--- START Dataset content ---

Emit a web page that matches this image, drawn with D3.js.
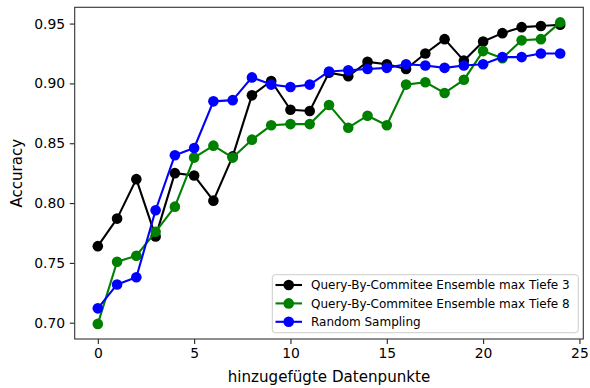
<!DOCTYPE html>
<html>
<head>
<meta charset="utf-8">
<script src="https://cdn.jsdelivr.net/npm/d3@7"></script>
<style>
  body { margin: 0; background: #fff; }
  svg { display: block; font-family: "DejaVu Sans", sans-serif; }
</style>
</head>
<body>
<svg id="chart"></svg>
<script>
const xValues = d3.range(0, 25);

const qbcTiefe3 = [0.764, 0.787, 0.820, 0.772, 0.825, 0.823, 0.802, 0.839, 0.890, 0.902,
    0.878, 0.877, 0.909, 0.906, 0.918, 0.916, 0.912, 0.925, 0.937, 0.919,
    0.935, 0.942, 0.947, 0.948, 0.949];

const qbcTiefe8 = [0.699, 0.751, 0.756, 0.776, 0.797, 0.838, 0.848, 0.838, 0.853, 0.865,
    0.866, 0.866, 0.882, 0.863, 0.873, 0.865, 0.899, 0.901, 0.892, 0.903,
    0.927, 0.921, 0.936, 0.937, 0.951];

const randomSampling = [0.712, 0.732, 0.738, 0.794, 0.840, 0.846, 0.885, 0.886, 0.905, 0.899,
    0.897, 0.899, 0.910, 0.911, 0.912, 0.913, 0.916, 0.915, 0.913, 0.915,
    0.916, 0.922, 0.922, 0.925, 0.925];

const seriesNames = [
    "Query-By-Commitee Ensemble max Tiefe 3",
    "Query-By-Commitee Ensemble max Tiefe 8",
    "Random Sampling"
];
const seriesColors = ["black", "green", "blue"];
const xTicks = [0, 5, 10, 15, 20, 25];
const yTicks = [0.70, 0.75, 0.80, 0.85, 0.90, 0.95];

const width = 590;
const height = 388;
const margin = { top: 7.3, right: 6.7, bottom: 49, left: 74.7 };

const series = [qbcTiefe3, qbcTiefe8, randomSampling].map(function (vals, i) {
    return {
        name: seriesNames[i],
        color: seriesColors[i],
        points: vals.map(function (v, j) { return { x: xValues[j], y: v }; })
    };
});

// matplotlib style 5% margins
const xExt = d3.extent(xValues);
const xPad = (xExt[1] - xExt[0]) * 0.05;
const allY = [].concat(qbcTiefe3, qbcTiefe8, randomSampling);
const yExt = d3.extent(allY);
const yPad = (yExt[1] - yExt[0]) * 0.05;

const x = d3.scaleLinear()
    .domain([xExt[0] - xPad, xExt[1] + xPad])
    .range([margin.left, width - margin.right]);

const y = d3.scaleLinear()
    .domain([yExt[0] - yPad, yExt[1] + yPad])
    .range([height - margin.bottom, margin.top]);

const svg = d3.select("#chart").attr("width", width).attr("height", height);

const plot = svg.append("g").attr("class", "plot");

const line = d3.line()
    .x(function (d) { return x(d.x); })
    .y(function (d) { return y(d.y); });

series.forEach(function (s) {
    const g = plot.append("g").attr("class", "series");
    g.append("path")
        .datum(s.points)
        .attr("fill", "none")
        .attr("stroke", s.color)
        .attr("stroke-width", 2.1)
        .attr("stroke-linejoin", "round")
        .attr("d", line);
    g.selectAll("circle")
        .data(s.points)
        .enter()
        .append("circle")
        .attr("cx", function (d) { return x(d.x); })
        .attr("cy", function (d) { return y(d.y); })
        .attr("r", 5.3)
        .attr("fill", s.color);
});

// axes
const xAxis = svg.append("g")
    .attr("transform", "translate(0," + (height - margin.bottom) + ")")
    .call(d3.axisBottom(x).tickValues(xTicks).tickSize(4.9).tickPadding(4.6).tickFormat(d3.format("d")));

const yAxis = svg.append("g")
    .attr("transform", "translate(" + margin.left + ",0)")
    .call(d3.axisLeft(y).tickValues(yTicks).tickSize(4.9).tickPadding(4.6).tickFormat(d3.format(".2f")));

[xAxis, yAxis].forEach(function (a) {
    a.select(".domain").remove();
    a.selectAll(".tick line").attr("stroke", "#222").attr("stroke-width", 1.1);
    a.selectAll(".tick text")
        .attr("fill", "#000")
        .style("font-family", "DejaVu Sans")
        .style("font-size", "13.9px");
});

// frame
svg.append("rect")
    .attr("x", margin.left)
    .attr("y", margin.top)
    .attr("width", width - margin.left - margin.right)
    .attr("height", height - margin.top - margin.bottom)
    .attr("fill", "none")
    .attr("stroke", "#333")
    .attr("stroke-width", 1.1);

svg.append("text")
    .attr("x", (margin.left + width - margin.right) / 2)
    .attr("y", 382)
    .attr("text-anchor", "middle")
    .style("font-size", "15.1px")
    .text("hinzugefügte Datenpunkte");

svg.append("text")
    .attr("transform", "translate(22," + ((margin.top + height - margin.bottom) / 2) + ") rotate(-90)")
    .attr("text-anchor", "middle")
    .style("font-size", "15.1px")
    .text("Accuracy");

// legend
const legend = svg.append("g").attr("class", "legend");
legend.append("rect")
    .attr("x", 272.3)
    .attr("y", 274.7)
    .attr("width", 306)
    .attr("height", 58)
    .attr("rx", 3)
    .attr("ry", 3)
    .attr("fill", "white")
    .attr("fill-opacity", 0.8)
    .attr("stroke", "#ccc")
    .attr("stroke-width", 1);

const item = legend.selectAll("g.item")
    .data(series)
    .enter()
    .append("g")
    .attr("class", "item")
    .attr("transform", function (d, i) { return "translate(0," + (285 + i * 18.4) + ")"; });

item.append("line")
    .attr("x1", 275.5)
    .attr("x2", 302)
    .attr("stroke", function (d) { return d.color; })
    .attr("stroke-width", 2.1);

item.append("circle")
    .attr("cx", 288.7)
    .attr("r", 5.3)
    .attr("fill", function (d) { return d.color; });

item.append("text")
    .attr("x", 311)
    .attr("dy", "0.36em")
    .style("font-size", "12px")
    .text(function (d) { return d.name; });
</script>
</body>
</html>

--- END Dataset content ---

> Job: Copy the data character for character, but drop all pictures from the copy.

> Written response:
Emit a web page that matches this image, drawn with D3.js.
<!DOCTYPE html>
<html>
<head>
<meta charset="utf-8">
<script src="https://cdn.jsdelivr.net/npm/d3@7"></script>
<style>
  body { margin: 0; background: #fff; }
  svg { display: block; font-family: "DejaVu Sans", sans-serif; }
</style>
</head>
<body>
<svg id="chart"></svg>
<script>
const xValues = d3.range(0, 25);

const qbcTiefe3 = [0.764, 0.787, 0.820, 0.772, 0.825, 0.823, 0.802, 0.839, 0.890, 0.902,
    0.878, 0.877, 0.909, 0.906, 0.918, 0.916, 0.912, 0.925, 0.937, 0.919,
    0.935, 0.942, 0.947, 0.948, 0.949];

const qbcTiefe8 = [0.699, 0.751, 0.756, 0.776, 0.797, 0.838, 0.848, 0.838, 0.853, 0.865,
    0.866, 0.866, 0.882, 0.863, 0.873, 0.865, 0.899, 0.901, 0.892, 0.903,
    0.927, 0.921, 0.936, 0.937, 0.951];

const randomSampling = [0.712, 0.732, 0.738, 0.794, 0.840, 0.846, 0.885, 0.886, 0.905, 0.899,
    0.897, 0.899, 0.910, 0.911, 0.912, 0.913, 0.916, 0.915, 0.913, 0.915,
    0.916, 0.922, 0.922, 0.925, 0.925];

const seriesNames = [
    "Query-By-Commitee Ensemble max Tiefe 3",
    "Query-By-Commitee Ensemble max Tiefe 8",
    "Random Sampling"
];
const seriesColors = ["black", "green", "blue"];
const xTicks = [0, 5, 10, 15, 20, 25];
const yTicks = [0.70, 0.75, 0.80, 0.85, 0.90, 0.95];

const width = 590;
const height = 388;
const margin = { top: 7.3, right: 6.7, bottom: 49, left: 74.7 };

const series = [qbcTiefe3, qbcTiefe8, randomSampling].map(function (vals, i) {
    return {
        name: seriesNames[i],
        color: seriesColors[i],
        points: vals.map(function (v, j) { return { x: xValues[j], y: v }; })
    };
});

// matplotlib style 5% margins
const xExt = d3.extent(xValues);
const xPad = (xExt[1] - xExt[0]) * 0.05;
const allY = [].concat(qbcTiefe3, qbcTiefe8, randomSampling);
const yExt = d3.extent(allY);
const yPad = (yExt[1] - yExt[0]) * 0.05;

const x = d3.scaleLinear()
    .domain([xExt[0] - xPad, xExt[1] + xPad])
    .range([margin.left, width - margin.right]);

const y = d3.scaleLinear()
    .domain([yExt[0] - yPad, yExt[1] + yPad])
    .range([height - margin.bottom, margin.top]);

const svg = d3.select("#chart").attr("width", width).attr("height", height);

const plot = svg.append("g").attr("class", "plot");

const line = d3.line()
    .x(function (d) { return x(d.x); })
    .y(function (d) { return y(d.y); });

series.forEach(function (s) {
    const g = plot.append("g").attr("class", "series");
    g.append("path")
        .datum(s.points)
        .attr("fill", "none")
        .attr("stroke", s.color)
        .attr("stroke-width", 2.1)
        .attr("stroke-linejoin", "round")
        .attr("d", line);
    g.selectAll("circle")
        .data(s.points)
        .enter()
        .append("circle")
        .attr("cx", function (d) { return x(d.x); })
        .attr("cy", function (d) { return y(d.y); })
        .attr("r", 5.3)
        .attr("fill", s.color);
});

// axes
const xAxis = svg.append("g")
    .attr("transform", "translate(0," + (height - margin.bottom) + ")")
    .call(d3.axisBottom(x).tickValues(xTicks).tickSize(4.9).tickPadding(4.6).tickFormat(d3.format("d")));

const yAxis = svg.append("g")
    .attr("transform", "translate(" + margin.left + ",0)")
    .call(d3.axisLeft(y).tickValues(yTicks).tickSize(4.9).tickPadding(4.6).tickFormat(d3.format(".2f")));

[xAxis, yAxis].forEach(function (a) {
    a.select(".domain").remove();
    a.selectAll(".tick line").attr("stroke", "#222").attr("stroke-width", 1.1);
    a.selectAll(".tick text")
        .attr("fill", "#000")
        .style("font-family", "DejaVu Sans")
        .style("font-size", "13.9px");
});

// frame
svg.append("rect")
    .attr("x", margin.left)
    .attr("y", margin.top)
    .attr("width", width - margin.left - margin.right)
    .attr("height", height - margin.top - margin.bottom)
    .attr("fill", "none")
    .attr("stroke", "#333")
    .attr("stroke-width", 1.1);

svg.append("text")
    .attr("x", (margin.left + width - margin.right) / 2)
    .attr("y", 382)
    .attr("text-anchor", "middle")
    .style("font-size", "15.1px")
    .text("hinzugefügte Datenpunkte");

svg.append("text")
    .attr("transform", "translate(22," + ((margin.top + height - margin.bottom) / 2) + ") rotate(-90)")
    .attr("text-anchor", "middle")
    .style("font-size", "15.1px")
    .text("Accuracy");

// legend
const legend = svg.append("g").attr("class", "legend");
legend.append("rect")
    .attr("x", 272.3)
    .attr("y", 274.7)
    .attr("width", 306)
    .attr("height", 58)
    .attr("rx", 3)
    .attr("ry", 3)
    .attr("fill", "white")
    .attr("fill-opacity", 0.8)
    .attr("stroke", "#ccc")
    .attr("stroke-width", 1);

const item = legend.selectAll("g.item")
    .data(series)
    .enter()
    .append("g")
    .attr("class", "item")
    .attr("transform", function (d, i) { return "translate(0," + (285 + i * 18.4) + ")"; });

item.append("line")
    .attr("x1", 275.5)
    .attr("x2", 302)
    .attr("stroke", function (d) { return d.color; })
    .attr("stroke-width", 2.1);

item.append("circle")
    .attr("cx", 288.7)
    .attr("r", 5.3)
    .attr("fill", function (d) { return d.color; });

item.append("text")
    .attr("x", 311)
    .attr("dy", "0.36em")
    .style("font-size", "12px")
    .text(function (d) { return d.name; });
</script>
</body>
</html>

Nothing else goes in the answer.